The drafters of the 1976 Act expressly stated their intent to include in Section 304(a) the meaning of "posthumous" given in the Bartok decision. Although the term is not defined in the Act, Copyright Office regulations state:
"[P]osthumous work" means a work that was unpublished on the date of the death of the author and with respect to which no copyright assignment or other contract for exploitation of the work occurred during the author’s lifetime."
Notwithstanding this definition, the regulations also provide that
"[T]he renewal claim may be registered in the name of the proprietor of the work, as well as in the name of the appropriate claimant under paragraph (f)(1)(iii) of this section [e.g., widow, executor], in any case where a contract for exploitation of the work but no copyright assignment in the work has occurred during the author’s lifetime. However, registration by the Copyright Office in this case should not be interpreted as evidencing the validity of the claim."
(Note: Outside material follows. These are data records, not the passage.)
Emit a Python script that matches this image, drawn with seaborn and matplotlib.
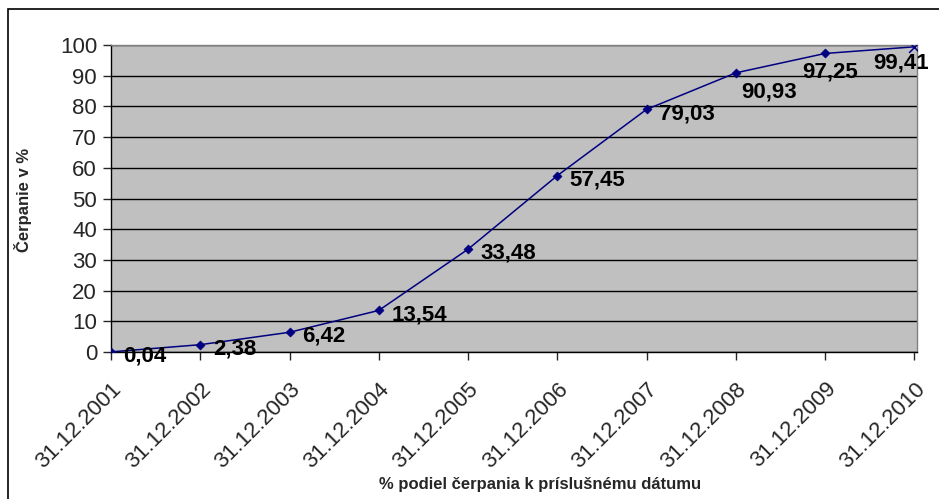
import matplotlib
matplotlib.use('Agg')
import matplotlib.pyplot as plt
import seaborn as sns
import pandas as pd
from matplotlib.patches import Rectangle

# Data
datumy = ['31.12.2001', '31.12.2002', '31.12.2003', '31.12.2004', '31.12.2005',
          '31.12.2006', '31.12.2007', '31.12.2008', '31.12.2009', '31.12.2010']
cerpanie = [0.04, 2.38, 6.42, 13.54, 33.48, 57.45, 79.03, 90.93, 97.25, 99.41]
popisky = ['0,04', '2,38', '6,42', '13,54', '33,48', '57,45', '79,03', '90,93', '97,25', '99,41']

sns.set_theme(style='white')
plt.rcParams['font.family'] = ['Liberation Sans', 'DejaVu Sans']

df = pd.DataFrame({'poz': range(len(datumy)), 'datum': datumy, 'hodnota': cerpanie})

fig = plt.figure(figsize=(9.39, 4.99), dpi=100)
ax = fig.add_axes([0.1182, 0.2946, 0.8584, 0.6152])
ax.set_facecolor('#c0c0c0')

# Vonkajsi ramik grafu
fig.patches.append(Rectangle((8 / 939, -0.05), 1.0, 1 - 9 / 499 + 0.05,
                             transform=fig.transFigure, fill=False,
                             edgecolor='black', linewidth=1.2))

sns.lineplot(data=df, x='poz', y='hodnota', color='#000080', linewidth=1.1, ax=ax, sort=False)
sns.scatterplot(data=df.iloc[:-1], x='poz', y='hodnota', marker='D', s=22,
                color='#000080', edgecolor='#000080', ax=ax, zorder=4)
sns.scatterplot(data=df.iloc[-1:], x='poz', y='hodnota', marker='x', s=60,
                color='#000080', linewidth=1.1, ax=ax, zorder=4)

# Popisky hodnot (posun v bodoch)
posuny = [(9, -3)] * 7 + [(4, -14), (-16.5, -13.5), (-29.5, -11.5)]
for i, (txt, off) in enumerate(zip(popisky, posuny)):
    ax.annotate(txt, (i, cerpanie[i]), xytext=off, textcoords='offset points',
                ha='left', va='center', fontsize=16, fontweight='bold', color='black')

ax.set_xlim(0, 9.03)
ax.set_ylim(0, 100)
ax.set_yticks(range(0, 101, 10))
ax.set_xticks(range(len(datumy)))
ax.set_xticklabels(datumy, rotation=45, ha='right', va='top', rotation_mode='anchor', fontsize=16)
ax.tick_params(axis='y', labelsize=16, length=6, width=1, direction='out', left=True, pad=4)
ax.tick_params(axis='x', length=6, width=1, direction='out', bottom=True, pad=13)

ax.yaxis.grid(True, color='black', linewidth=1)
ax.set_axisbelow(True)

for s in ['top', 'right']:
    ax.spines[s].set_color('#808080')
    ax.spines[s].set_linewidth(1)
for s in ['left', 'bottom']:
    ax.spines[s].set_color('black')
    ax.spines[s].set_linewidth(1)

ax.set_xlabel('')
ax.set_ylabel('')
fig.text(0.575, 0.030, '% podiel čerpania k príslušnému dátumu', ha='center', va='center',
         fontsize=12, fontweight='bold')
fig.text(0.024, 0.60, 'Čerpanie v %', ha='center', va='center', rotation=90,
         fontsize=12, fontweight='bold')

fig.savefig('out.png', dpi=100)
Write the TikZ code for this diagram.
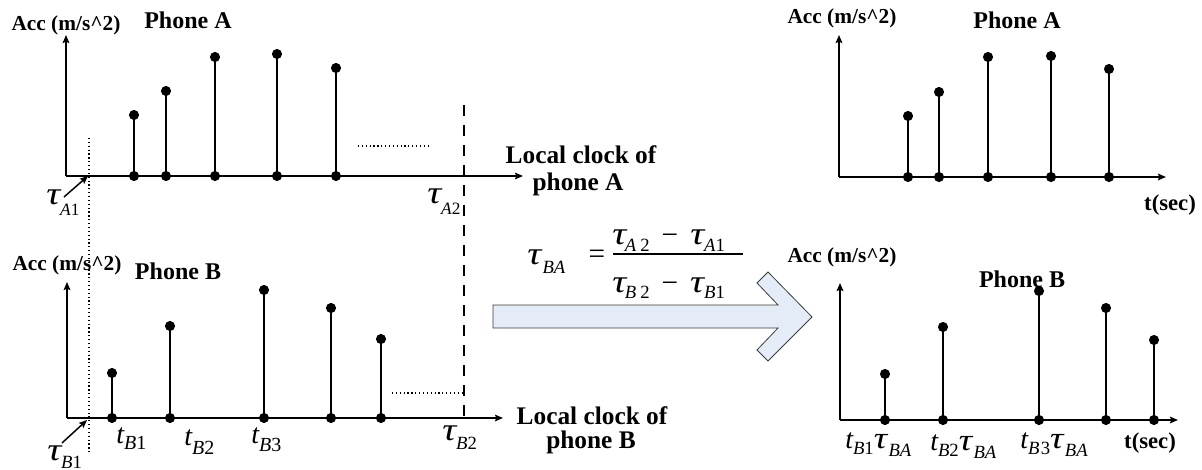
\documentclass[tikz,border=0pt]{standalone}
\usepackage{fontspec}
\setmainfont{Liberation Serif}
\usetikzlibrary{arrows.meta}
\definecolor{arrowfill}{RGB}{228,236,247}
\definecolor{arrowdraw}{RGB}{60,60,60}
\newcommand\fs[1]{\fontsize{#1}{#1}\selectfont}
\newcommand\sub[3]{\raisebox{#1}{\fs{#2}#3}}
\newcommand\tauglyph[1]{\scalebox{1.22}[1]{\fs{#1}\itshape τ}}
\newcommand\tglyph[1]{{\fs{#1}\itshape t}}
\tikzset{
  axisline/.style={line width=1.5pt,-{Stealth[length=6pt,width=5pt,inset=1pt]}},
  stemline/.style={line width=1.1pt},
  pointer/.style={line width=1.1pt,-{Stealth[length=6pt,width=5pt,inset=1pt]}},
  acclabel/.style={font=\fs{16}\bfseries,inner sep=0pt},
  phonelabel/.style={font=\fs{18}\bfseries,inner sep=0pt},
  clocklabel/.style={font=\fs{19}\bfseries,inner sep=0pt},
  seclabel/.style={font=\fs{17}\bfseries,inner sep=0pt},
  symlabel/.style={inner sep=0pt,anchor=base west},
  markerline/.style={line width=0.9pt,dotted},
  dashline/.style={line width=1pt,dash pattern=on 8pt off 7pt},
  dotmark/.style={radius=3.8pt},
}
\begin{document}
\begin{tikzpicture}[x=0.75pt,y=-0.75pt]
\useasboundingbox (0,0) rectangle (1202,470);

% ---------- top-left: Phone A ----------
\coordinate (AO) at (66,176);
\coordinate (AY) at (66,35);
\coordinate (AX) at (523,176);
\draw[axisline] (AO) -- (AY);
\draw[axisline] (AO) -- (AX);
\foreach \i/\x/\t in {1/134/115,2/166/91,3/215/57,4/277/54,5/336/68}{
  \coordinate (Ab\i) at (\x,176);
  \coordinate (At\i) at (\x,\t);
  \draw[stemline] (Ab\i) -- (At\i);
  \fill (Ab\i) circle[dotmark];
  \fill (At\i) circle[dotmark];
}
\node[acclabel] (accA) at (66,25) {Acc (m/s\^{}2)};
\node[phonelabel] (phA) at (188,20) {Phone A};
\node[clocklabel] (lcA1) at (581,155) {Local clock of};
\node[clocklabel] (lcA2) at (578,184) {phone A};
\coordinate (dotA1) at (358,146);
\coordinate (dotA2) at (430,146);
\draw[markerline] (dotA1) -- (dotA2);

% ---------- bottom-left: Phone B ----------
\coordinate (BO) at (67,418);
\coordinate (BY) at (67,282);
\coordinate (BX) at (503,418);
\draw[axisline] (BO) -- (BY);
\draw[axisline] (BO) -- (BX);
\foreach \i/\x/\t in {1/112/373,2/170/326,3/264/290,4/331/308,5/381/339}{
  \coordinate (Bb\i) at (\x,418);
  \coordinate (Bt\i) at (\x,\t);
  \draw[stemline] (Bb\i) -- (Bt\i);
  \fill (Bb\i) circle[dotmark];
  \fill (Bt\i) circle[dotmark];
}
\node[acclabel] (accB) at (67,265) {Acc (m/s\^{}2)};
\node[phonelabel] (phB) at (178,271) {Phone B};
\node[clocklabel] (lcB1) at (592,416) {Local clock of};
\node[clocklabel] (lcB2) at (591,442) {phone B};

% sync markers
\coordinate (tA1) at (89,138);
\coordinate (tB1end) at (89,455);
\draw[markerline] (tA1) -- (tB1end);
\coordinate (tA2) at (464,105);
\coordinate (tB2) at (464,418);
\draw[dashline] (tA2) -- (tB2);
\coordinate (dotB1) at (392,393);
\coordinate (dotB2) at (464,393);
\draw[markerline] (dotB1) -- (dotB2);

\coordinate (pA1s) at (64,197);
\coordinate (pA1e) at (88,176);
\draw[pointer] (pA1s) -- (pA1e);
\coordinate (pB1s) at (62,443);
\coordinate (pB1e) at (87,420);
\draw[pointer] (pB1s) -- (pB1e);

\node[symlabel] (tauA1) at (46,205) {\tauglyph{24}\sub{-8pt}{13}{\textit{A}1}};
\node[symlabel] (tauA2) at (427,204) {\tauglyph{24}\sub{-8pt}{13}{\textit{A}2}};
\node[symlabel] (tauB1) at (47,460) {\tauglyph{24}\sub{-6pt}{14}{\textit{B}1}};
\node[symlabel] (tauB2) at (442,440) {\tauglyph{24}\sub{-7pt}{14}{\textit{B}2}};
\node[symlabel] (tB1) at (116,443) {\tglyph{21}\sub{-5pt}{15}{\textit{B}1}};
\node[symlabel] (tB2) at (184,445) {\tglyph{21}\sub{-7pt}{15}{\textit{B}2}};
\node[symlabel] (tB3) at (251,443) {\tglyph{21}\sub{-6pt}{15}{\textit{B}3}};

% ---------- formula and big arrow ----------
\node[symlabel] (tauBA) at (527,265) {\tauglyph{24}\hspace{1pt}\sub{-6pt}{14}{\textit{BA}}};
\node[inner sep=0pt,font=\fs{22}] (eq) at (597,257) {=};
\node[symlabel] (num) at (612,245) {\tauglyph{24}\hspace{-1pt}\sub{-5pt}{14}{\textit{A}\hspace{3pt}2}\hspace{9pt}{\fs{22}−}\hspace{9pt}\tauglyph{24}\sub{-5pt}{14}{\textit{A}1}};
\node[symlabel] (den) at (612,292) {\tauglyph{24}\hspace{-1pt}\sub{-5pt}{14}{\textit{B}\hspace{3pt}2}\hspace{9pt}{\fs{22}−}\hspace{9pt}\tauglyph{24}\sub{-5pt}{14}{\textit{B}1}};
\coordinate (barL) at (613,254);
\coordinate (barR) at (743,254);
\draw[line width=0.8pt] (barL) -- (barR);

\draw[fill=arrowfill,draw=arrowdraw,line width=0.6pt]
  (493,305) -- (778,305) -- (757,283) -- (768,272) -- (812,317)
  -- (768,361) -- (757,350) -- (778,328) -- (493,328) -- cycle;

% ---------- top-right: Phone A ----------
\coordinate (CO) at (839,177);
\coordinate (CY) at (839,35);
\coordinate (CX) at (1166,177);
\draw[axisline] (CO) -- (CY);
\draw[axisline] (CO) -- (CX);
\foreach \i/\x/\t in {1/908/116,2/939/92,3/988/57,4/1051/56,5/1109/69}{
  \coordinate (Cb\i) at (\x,177);
  \coordinate (Ct\i) at (\x,\t);
  \draw[stemline] (Cb\i) -- (Ct\i);
  \fill (Cb\i) circle[dotmark];
  \fill (Ct\i) circle[dotmark];
}
\node[acclabel] (accC) at (842,18) {Acc (m/s\^{}2)};
\node[phonelabel] (phC) at (1017,20) {Phone A};
\node[seclabel] (secC) at (1170,205) {t(sec)};

% ---------- bottom-right: Phone B ----------
\coordinate (DO) at (840,420);
\coordinate (DY) at (840,283);
\coordinate (DX) at (1178,420);
\draw[axisline] (DO) -- (DY);
\draw[axisline] (DO) -- (DX);
\foreach \i/\x/\t in {1/885/374,2/943/327,3/1039/291,4/1106/308,5/1154/340}{
  \coordinate (Db\i) at (\x,420);
  \coordinate (Dt\i) at (\x,\t);
  \draw[stemline] (Db\i) -- (Dt\i);
  \fill (Db\i) circle[dotmark];
  \fill (Dt\i) circle[dotmark];
}
\node[acclabel] (accD) at (842,257) {Acc (m/s\^{}2)};
\node[phonelabel] (phD) at (1022,279) {Phone B};
\node[seclabel] (secD) at (1150,443) {t(sec)};
\node[symlabel] (rB1) at (845,448) {\tglyph{21}\sub{-5pt}{14}{\textit{B}1}\tauglyph{23}\hspace{1pt}\sub{-6pt}{14}{\textit{BA}}};
\node[symlabel] (rB2) at (930,450) {\tglyph{21}\sub{-5pt}{14}{\textit{B}2}\tauglyph{23}\hspace{1pt}\sub{-6pt}{14}{\textit{BA}}};
\node[symlabel] (rB3) at (1020,448) {\tglyph{21}\sub{-5pt}{14}{\textit{B}\hspace{1pt}3}\tauglyph{23}\hspace{1pt}\sub{-6pt}{14}{\textit{BA}}};
\end{tikzpicture}
\end{document}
On top of all this must be added the Supreme Court's decision in Miller Music Corp. v. Charles Daniels, Inc., 362 U.S. 373 (1960), which held that where the author conveys the renewal term during the original term but dies before the renewal term vests, the renewal term conveyance is void and all rights go by the statute, that is, as detailed above.
With that background, on to Chitty Chitty Bang Bang, one of Ian Fleming's non-James Bond stories. The various transactions are set out in the opinion, but the bottom line is this: Fleming conveyed the renewal term to various parties but died before the renewal term vested. He also died before the work's publication. Plaintiffs argued that the executor of Fleming's estate and had title through them. Defendant argued the work was posthumous and that therefore rights went to the "proprietor," from whom they claimed. Judge Cedarbaum held that because Fleming had assigned rights in the work before his death and had revised versions of it, the work was not posthumous and rights vested ultimately in plaintiffs.
I never knew Bartok composed a sinfonia concertante, a Concerto for Orchestra proclaimed a symphony by the S.D.N.Y.